**Given task**
Quote all lines below exactly. Images stay out.

**Collected material**
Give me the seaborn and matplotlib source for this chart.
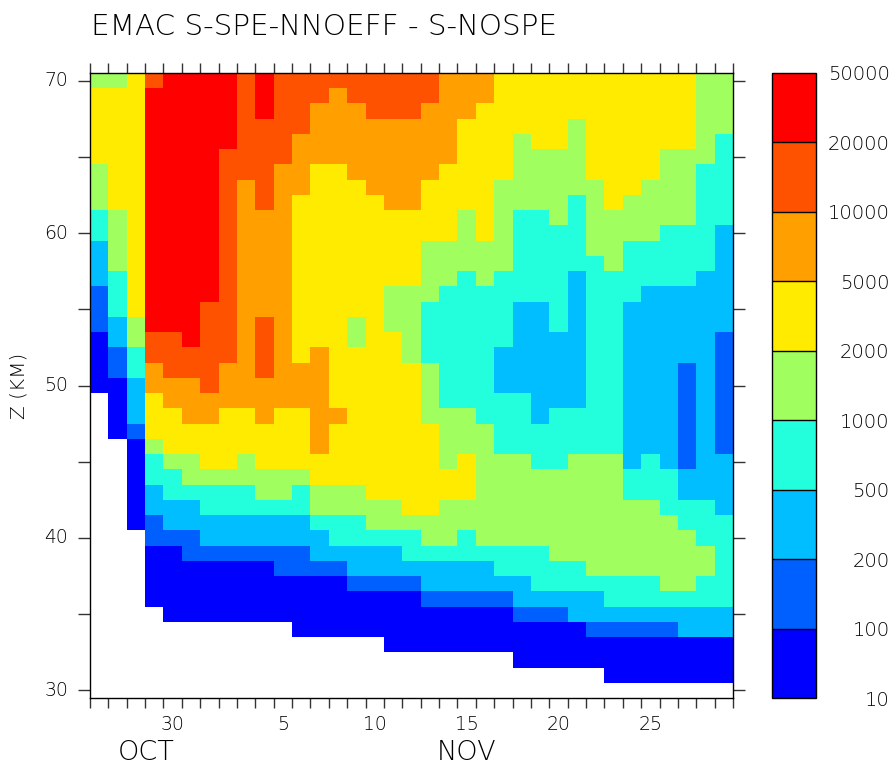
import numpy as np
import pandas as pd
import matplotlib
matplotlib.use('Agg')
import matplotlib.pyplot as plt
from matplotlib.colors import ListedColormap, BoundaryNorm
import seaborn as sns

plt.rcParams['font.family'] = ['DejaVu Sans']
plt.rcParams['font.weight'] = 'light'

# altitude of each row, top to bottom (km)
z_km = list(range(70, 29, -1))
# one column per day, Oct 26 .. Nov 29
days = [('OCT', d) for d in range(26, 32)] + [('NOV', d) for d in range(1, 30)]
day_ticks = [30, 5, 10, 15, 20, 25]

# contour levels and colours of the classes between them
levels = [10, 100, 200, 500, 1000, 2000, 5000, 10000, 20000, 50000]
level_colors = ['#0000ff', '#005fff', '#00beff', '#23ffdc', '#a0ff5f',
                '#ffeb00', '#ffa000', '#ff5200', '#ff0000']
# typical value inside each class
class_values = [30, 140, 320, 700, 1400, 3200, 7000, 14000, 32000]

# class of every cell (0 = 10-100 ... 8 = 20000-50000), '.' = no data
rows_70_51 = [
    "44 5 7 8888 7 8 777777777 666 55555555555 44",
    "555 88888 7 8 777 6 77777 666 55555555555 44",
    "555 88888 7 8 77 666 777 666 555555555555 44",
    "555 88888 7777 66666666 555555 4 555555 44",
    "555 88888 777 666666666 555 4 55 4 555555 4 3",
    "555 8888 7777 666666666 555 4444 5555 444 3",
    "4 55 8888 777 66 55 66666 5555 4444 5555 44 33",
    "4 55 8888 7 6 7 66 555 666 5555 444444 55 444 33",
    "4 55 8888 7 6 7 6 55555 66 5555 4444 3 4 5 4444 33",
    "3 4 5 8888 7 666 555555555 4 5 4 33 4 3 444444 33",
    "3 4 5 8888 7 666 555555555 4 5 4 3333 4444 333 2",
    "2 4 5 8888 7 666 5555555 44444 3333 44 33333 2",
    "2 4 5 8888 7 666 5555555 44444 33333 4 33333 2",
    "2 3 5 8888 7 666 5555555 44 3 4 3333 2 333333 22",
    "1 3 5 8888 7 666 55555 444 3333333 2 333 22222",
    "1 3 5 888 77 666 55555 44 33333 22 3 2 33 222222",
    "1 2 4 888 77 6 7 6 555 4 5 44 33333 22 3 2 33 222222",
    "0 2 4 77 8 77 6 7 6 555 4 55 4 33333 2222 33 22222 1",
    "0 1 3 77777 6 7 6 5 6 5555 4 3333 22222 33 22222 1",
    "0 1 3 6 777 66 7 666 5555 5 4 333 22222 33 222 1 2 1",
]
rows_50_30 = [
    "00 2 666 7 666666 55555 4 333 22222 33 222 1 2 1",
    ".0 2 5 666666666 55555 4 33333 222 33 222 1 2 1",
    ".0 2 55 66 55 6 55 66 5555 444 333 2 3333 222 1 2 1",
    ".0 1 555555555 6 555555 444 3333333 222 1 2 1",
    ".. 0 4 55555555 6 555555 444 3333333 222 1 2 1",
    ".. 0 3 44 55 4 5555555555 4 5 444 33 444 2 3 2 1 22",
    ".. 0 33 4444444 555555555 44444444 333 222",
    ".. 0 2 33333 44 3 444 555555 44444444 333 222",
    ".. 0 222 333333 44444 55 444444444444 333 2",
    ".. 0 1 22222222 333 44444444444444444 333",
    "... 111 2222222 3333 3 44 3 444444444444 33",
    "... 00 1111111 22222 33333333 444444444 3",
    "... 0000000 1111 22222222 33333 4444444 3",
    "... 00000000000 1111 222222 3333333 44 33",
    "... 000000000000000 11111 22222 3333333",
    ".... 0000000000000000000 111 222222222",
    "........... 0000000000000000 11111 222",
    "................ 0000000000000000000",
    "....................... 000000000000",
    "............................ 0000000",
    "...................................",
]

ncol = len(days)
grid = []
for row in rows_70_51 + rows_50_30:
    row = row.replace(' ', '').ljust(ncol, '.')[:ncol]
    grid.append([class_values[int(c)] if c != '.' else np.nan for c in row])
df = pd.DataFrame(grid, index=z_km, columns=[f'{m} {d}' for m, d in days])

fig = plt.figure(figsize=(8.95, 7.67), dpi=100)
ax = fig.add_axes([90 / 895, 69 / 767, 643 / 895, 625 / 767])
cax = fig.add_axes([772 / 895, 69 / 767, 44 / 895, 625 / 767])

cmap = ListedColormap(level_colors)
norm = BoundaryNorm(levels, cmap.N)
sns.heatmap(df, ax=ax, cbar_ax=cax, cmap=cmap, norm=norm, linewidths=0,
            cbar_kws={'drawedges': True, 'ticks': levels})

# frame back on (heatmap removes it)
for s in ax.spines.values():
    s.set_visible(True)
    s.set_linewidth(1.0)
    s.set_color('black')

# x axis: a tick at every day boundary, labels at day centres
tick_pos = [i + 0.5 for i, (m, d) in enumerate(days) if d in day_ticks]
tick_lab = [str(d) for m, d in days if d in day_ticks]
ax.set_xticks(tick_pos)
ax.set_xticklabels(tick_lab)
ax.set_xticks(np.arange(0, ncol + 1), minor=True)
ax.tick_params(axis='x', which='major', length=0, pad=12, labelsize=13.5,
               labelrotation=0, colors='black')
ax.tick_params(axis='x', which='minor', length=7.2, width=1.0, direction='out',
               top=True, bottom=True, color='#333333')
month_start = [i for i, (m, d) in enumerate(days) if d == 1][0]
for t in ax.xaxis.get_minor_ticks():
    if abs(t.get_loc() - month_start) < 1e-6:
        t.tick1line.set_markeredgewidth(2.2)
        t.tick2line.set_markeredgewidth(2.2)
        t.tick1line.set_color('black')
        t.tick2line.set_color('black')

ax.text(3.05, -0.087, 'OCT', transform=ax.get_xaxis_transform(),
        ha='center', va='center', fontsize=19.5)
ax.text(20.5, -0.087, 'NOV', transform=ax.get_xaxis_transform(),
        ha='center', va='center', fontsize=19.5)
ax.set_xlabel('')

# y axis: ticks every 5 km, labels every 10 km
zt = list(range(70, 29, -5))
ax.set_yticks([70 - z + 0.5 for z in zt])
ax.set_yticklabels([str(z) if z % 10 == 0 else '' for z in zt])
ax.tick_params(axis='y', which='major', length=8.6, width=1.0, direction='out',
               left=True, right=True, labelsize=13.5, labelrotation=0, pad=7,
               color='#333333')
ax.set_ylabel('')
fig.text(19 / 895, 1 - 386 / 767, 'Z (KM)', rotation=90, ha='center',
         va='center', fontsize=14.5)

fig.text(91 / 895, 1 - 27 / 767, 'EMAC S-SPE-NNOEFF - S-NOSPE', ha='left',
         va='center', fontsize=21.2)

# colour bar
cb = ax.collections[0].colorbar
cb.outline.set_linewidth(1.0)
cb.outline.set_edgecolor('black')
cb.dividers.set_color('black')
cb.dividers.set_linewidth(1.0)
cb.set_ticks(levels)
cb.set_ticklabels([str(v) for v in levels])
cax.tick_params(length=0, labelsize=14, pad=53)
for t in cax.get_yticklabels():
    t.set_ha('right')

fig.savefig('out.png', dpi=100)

**Solution**
Give me the seaborn and matplotlib source for this chart.
import numpy as np
import pandas as pd
import matplotlib
matplotlib.use('Agg')
import matplotlib.pyplot as plt
from matplotlib.colors import ListedColormap, BoundaryNorm
import seaborn as sns

plt.rcParams['font.family'] = ['DejaVu Sans']
plt.rcParams['font.weight'] = 'light'

# altitude of each row, top to bottom (km)
z_km = list(range(70, 29, -1))
# one column per day, Oct 26 .. Nov 29
days = [('OCT', d) for d in range(26, 32)] + [('NOV', d) for d in range(1, 30)]
day_ticks = [30, 5, 10, 15, 20, 25]

# contour levels and colours of the classes between them
levels = [10, 100, 200, 500, 1000, 2000, 5000, 10000, 20000, 50000]
level_colors = ['#0000ff', '#005fff', '#00beff', '#23ffdc', '#a0ff5f',
                '#ffeb00', '#ffa000', '#ff5200', '#ff0000']
# typical value inside each class
class_values = [30, 140, 320, 700, 1400, 3200, 7000, 14000, 32000]

# class of every cell (0 = 10-100 ... 8 = 20000-50000), '.' = no data
rows_70_51 = [
    "44 5 7 8888 7 8 777777777 666 55555555555 44",
    "555 88888 7 8 777 6 77777 666 55555555555 44",
    "555 88888 7 8 77 666 777 666 555555555555 44",
    "555 88888 7777 66666666 555555 4 555555 44",
    "555 88888 777 666666666 555 4 55 4 555555 4 3",
    "555 8888 7777 666666666 555 4444 5555 444 3",
    "4 55 8888 777 66 55 66666 5555 4444 5555 44 33",
    "4 55 8888 7 6 7 66 555 666 5555 444444 55 444 33",
    "4 55 8888 7 6 7 6 55555 66 5555 4444 3 4 5 4444 33",
    "3 4 5 8888 7 666 555555555 4 5 4 33 4 3 444444 33",
    "3 4 5 8888 7 666 555555555 4 5 4 3333 4444 333 2",
    "2 4 5 8888 7 666 5555555 44444 3333 44 33333 2",
    "2 4 5 8888 7 666 5555555 44444 33333 4 33333 2",
    "2 3 5 8888 7 666 5555555 44 3 4 3333 2 333333 22",
    "1 3 5 8888 7 666 55555 444 3333333 2 333 22222",
    "1 3 5 888 77 666 55555 44 33333 22 3 2 33 222222",
    "1 2 4 888 77 6 7 6 555 4 5 44 33333 22 3 2 33 222222",
    "0 2 4 77 8 77 6 7 6 555 4 55 4 33333 2222 33 22222 1",
    "0 1 3 77777 6 7 6 5 6 5555 4 3333 22222 33 22222 1",
    "0 1 3 6 777 66 7 666 5555 5 4 333 22222 33 222 1 2 1",
]
rows_50_30 = [
    "00 2 666 7 666666 55555 4 333 22222 33 222 1 2 1",
    ".0 2 5 666666666 55555 4 33333 222 33 222 1 2 1",
    ".0 2 55 66 55 6 55 66 5555 444 333 2 3333 222 1 2 1",
    ".0 1 555555555 6 555555 444 3333333 222 1 2 1",
    ".. 0 4 55555555 6 555555 444 3333333 222 1 2 1",
    ".. 0 3 44 55 4 5555555555 4 5 444 33 444 2 3 2 1 22",
    ".. 0 33 4444444 555555555 44444444 333 222",
    ".. 0 2 33333 44 3 444 555555 44444444 333 222",
    ".. 0 222 333333 44444 55 444444444444 333 2",
    ".. 0 1 22222222 333 44444444444444444 333",
    "... 111 2222222 3333 3 44 3 444444444444 33",
    "... 00 1111111 22222 33333333 444444444 3",
    "... 0000000 1111 22222222 33333 4444444 3",
    "... 00000000000 1111 222222 3333333 44 33",
    "... 000000000000000 11111 22222 3333333",
    ".... 0000000000000000000 111 222222222",
    "........... 0000000000000000 11111 222",
    "................ 0000000000000000000",
    "....................... 000000000000",
    "............................ 0000000",
    "...................................",
]

ncol = len(days)
grid = []
for row in rows_70_51 + rows_50_30:
    row = row.replace(' ', '').ljust(ncol, '.')[:ncol]
    grid.append([class_values[int(c)] if c != '.' else np.nan for c in row])
df = pd.DataFrame(grid, index=z_km, columns=[f'{m} {d}' for m, d in days])

fig = plt.figure(figsize=(8.95, 7.67), dpi=100)
ax = fig.add_axes([90 / 895, 69 / 767, 643 / 895, 625 / 767])
cax = fig.add_axes([772 / 895, 69 / 767, 44 / 895, 625 / 767])

cmap = ListedColormap(level_colors)
norm = BoundaryNorm(levels, cmap.N)
sns.heatmap(df, ax=ax, cbar_ax=cax, cmap=cmap, norm=norm, linewidths=0,
            cbar_kws={'drawedges': True, 'ticks': levels})

# frame back on (heatmap removes it)
for s in ax.spines.values():
    s.set_visible(True)
    s.set_linewidth(1.0)
    s.set_color('black')

# x axis: a tick at every day boundary, labels at day centres
tick_pos = [i + 0.5 for i, (m, d) in enumerate(days) if d in day_ticks]
tick_lab = [str(d) for m, d in days if d in day_ticks]
ax.set_xticks(tick_pos)
ax.set_xticklabels(tick_lab)
ax.set_xticks(np.arange(0, ncol + 1), minor=True)
ax.tick_params(axis='x', which='major', length=0, pad=12, labelsize=13.5,
               labelrotation=0, colors='black')
ax.tick_params(axis='x', which='minor', length=7.2, width=1.0, direction='out',
               top=True, bottom=True, color='#333333')
month_start = [i for i, (m, d) in enumerate(days) if d == 1][0]
for t in ax.xaxis.get_minor_ticks():
    if abs(t.get_loc() - month_start) < 1e-6:
        t.tick1line.set_markeredgewidth(2.2)
        t.tick2line.set_markeredgewidth(2.2)
        t.tick1line.set_color('black')
        t.tick2line.set_color('black')

ax.text(3.05, -0.087, 'OCT', transform=ax.get_xaxis_transform(),
        ha='center', va='center', fontsize=19.5)
ax.text(20.5, -0.087, 'NOV', transform=ax.get_xaxis_transform(),
        ha='center', va='center', fontsize=19.5)
ax.set_xlabel('')

# y axis: ticks every 5 km, labels every 10 km
zt = list(range(70, 29, -5))
ax.set_yticks([70 - z + 0.5 for z in zt])
ax.set_yticklabels([str(z) if z % 10 == 0 else '' for z in zt])
ax.tick_params(axis='y', which='major', length=8.6, width=1.0, direction='out',
               left=True, right=True, labelsize=13.5, labelrotation=0, pad=7,
               color='#333333')
ax.set_ylabel('')
fig.text(19 / 895, 1 - 386 / 767, 'Z (KM)', rotation=90, ha='center',
         va='center', fontsize=14.5)

fig.text(91 / 895, 1 - 27 / 767, 'EMAC S-SPE-NNOEFF - S-NOSPE', ha='left',
         va='center', fontsize=21.2)

# colour bar
cb = ax.collections[0].colorbar
cb.outline.set_linewidth(1.0)
cb.outline.set_edgecolor('black')
cb.dividers.set_color('black')
cb.dividers.set_linewidth(1.0)
cb.set_ticks(levels)
cb.set_ticklabels([str(v) for v in levels])
cax.tick_params(length=0, labelsize=14, pad=53)
for t in cax.get_yticklabels():
    t.set_ha('right')

fig.savefig('out.png', dpi=100)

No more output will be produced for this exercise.